*Available data*
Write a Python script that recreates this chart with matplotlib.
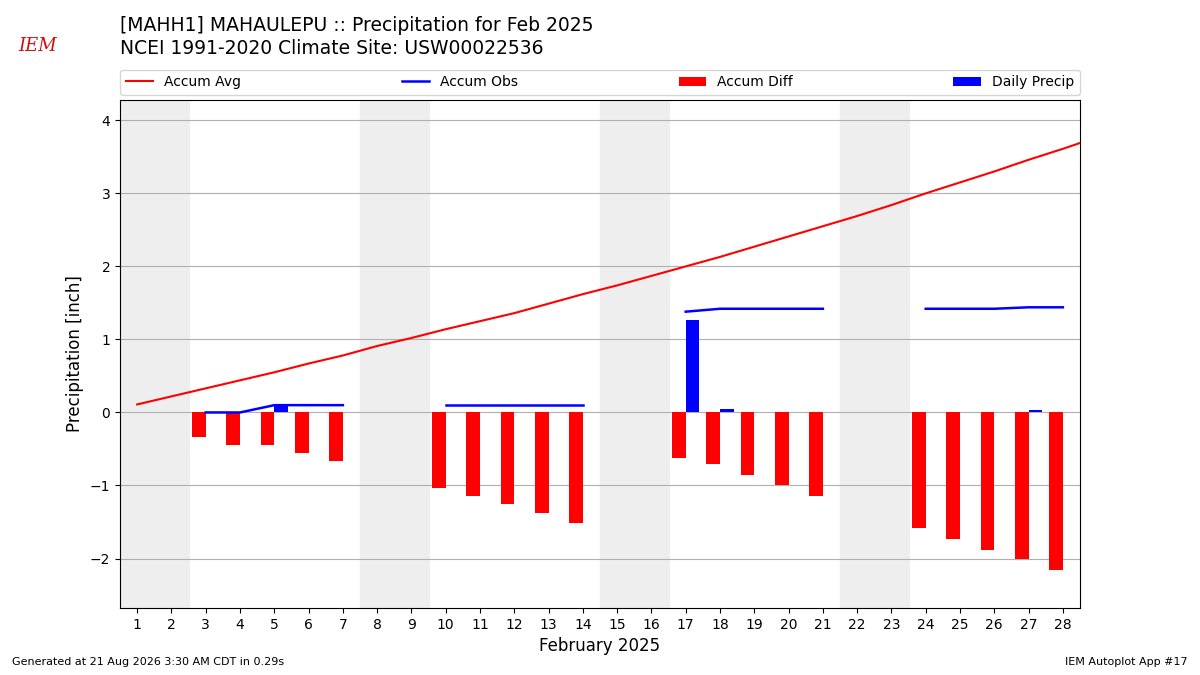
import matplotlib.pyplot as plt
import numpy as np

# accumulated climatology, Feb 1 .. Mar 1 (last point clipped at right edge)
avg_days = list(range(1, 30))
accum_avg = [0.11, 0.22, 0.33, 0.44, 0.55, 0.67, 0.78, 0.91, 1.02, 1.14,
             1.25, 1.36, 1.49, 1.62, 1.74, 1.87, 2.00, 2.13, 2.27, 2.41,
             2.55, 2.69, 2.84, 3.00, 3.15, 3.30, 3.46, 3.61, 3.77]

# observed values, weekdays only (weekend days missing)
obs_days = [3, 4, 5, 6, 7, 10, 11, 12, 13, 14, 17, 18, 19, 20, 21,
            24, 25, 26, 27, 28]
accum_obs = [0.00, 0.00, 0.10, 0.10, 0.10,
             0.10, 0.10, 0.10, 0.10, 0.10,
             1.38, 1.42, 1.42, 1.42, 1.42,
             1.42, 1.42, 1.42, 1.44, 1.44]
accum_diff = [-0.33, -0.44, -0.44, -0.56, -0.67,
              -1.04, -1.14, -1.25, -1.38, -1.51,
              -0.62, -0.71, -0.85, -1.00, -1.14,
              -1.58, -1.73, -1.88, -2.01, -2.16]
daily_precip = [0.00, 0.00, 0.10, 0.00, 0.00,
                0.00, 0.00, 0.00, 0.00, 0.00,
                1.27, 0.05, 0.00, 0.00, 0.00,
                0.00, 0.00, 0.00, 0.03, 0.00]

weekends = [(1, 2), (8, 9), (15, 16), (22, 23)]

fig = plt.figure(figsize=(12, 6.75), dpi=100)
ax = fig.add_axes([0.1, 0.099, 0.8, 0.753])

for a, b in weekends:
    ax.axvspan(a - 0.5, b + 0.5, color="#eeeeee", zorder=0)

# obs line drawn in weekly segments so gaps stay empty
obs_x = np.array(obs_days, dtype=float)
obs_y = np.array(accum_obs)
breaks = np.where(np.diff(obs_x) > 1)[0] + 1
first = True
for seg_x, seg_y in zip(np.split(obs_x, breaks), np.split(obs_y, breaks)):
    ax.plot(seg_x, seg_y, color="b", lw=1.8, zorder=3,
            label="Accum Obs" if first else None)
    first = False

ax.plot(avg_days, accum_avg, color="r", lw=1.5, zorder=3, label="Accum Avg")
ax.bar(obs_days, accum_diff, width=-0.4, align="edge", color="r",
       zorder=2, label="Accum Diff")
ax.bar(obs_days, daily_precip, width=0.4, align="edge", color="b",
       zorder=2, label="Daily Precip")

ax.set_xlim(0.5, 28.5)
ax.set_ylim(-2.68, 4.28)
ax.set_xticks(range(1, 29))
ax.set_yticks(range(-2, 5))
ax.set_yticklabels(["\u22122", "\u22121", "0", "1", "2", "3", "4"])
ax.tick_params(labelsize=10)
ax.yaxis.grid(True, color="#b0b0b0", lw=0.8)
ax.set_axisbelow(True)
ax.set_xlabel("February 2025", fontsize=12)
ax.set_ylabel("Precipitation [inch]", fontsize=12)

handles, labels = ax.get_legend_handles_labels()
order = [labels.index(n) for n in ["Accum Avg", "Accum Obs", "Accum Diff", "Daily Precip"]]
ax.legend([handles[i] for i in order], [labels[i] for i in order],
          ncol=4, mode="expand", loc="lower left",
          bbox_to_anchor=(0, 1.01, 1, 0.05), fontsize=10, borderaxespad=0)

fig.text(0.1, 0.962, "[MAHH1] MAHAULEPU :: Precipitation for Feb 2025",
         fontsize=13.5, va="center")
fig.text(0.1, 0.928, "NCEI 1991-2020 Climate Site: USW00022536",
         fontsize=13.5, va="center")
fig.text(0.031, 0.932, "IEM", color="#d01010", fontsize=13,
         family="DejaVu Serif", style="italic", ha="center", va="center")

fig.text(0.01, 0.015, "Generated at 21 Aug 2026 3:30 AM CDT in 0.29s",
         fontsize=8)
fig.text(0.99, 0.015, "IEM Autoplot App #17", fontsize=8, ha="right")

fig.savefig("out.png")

*Stated problem*
Write out again, exactly, the lines from the start of the listing up to the line containing "import numpy as np", with both ends and without pictures.

*Solution*
Write a Python script that recreates this chart with matplotlib.
import matplotlib.pyplot as plt
import numpy as np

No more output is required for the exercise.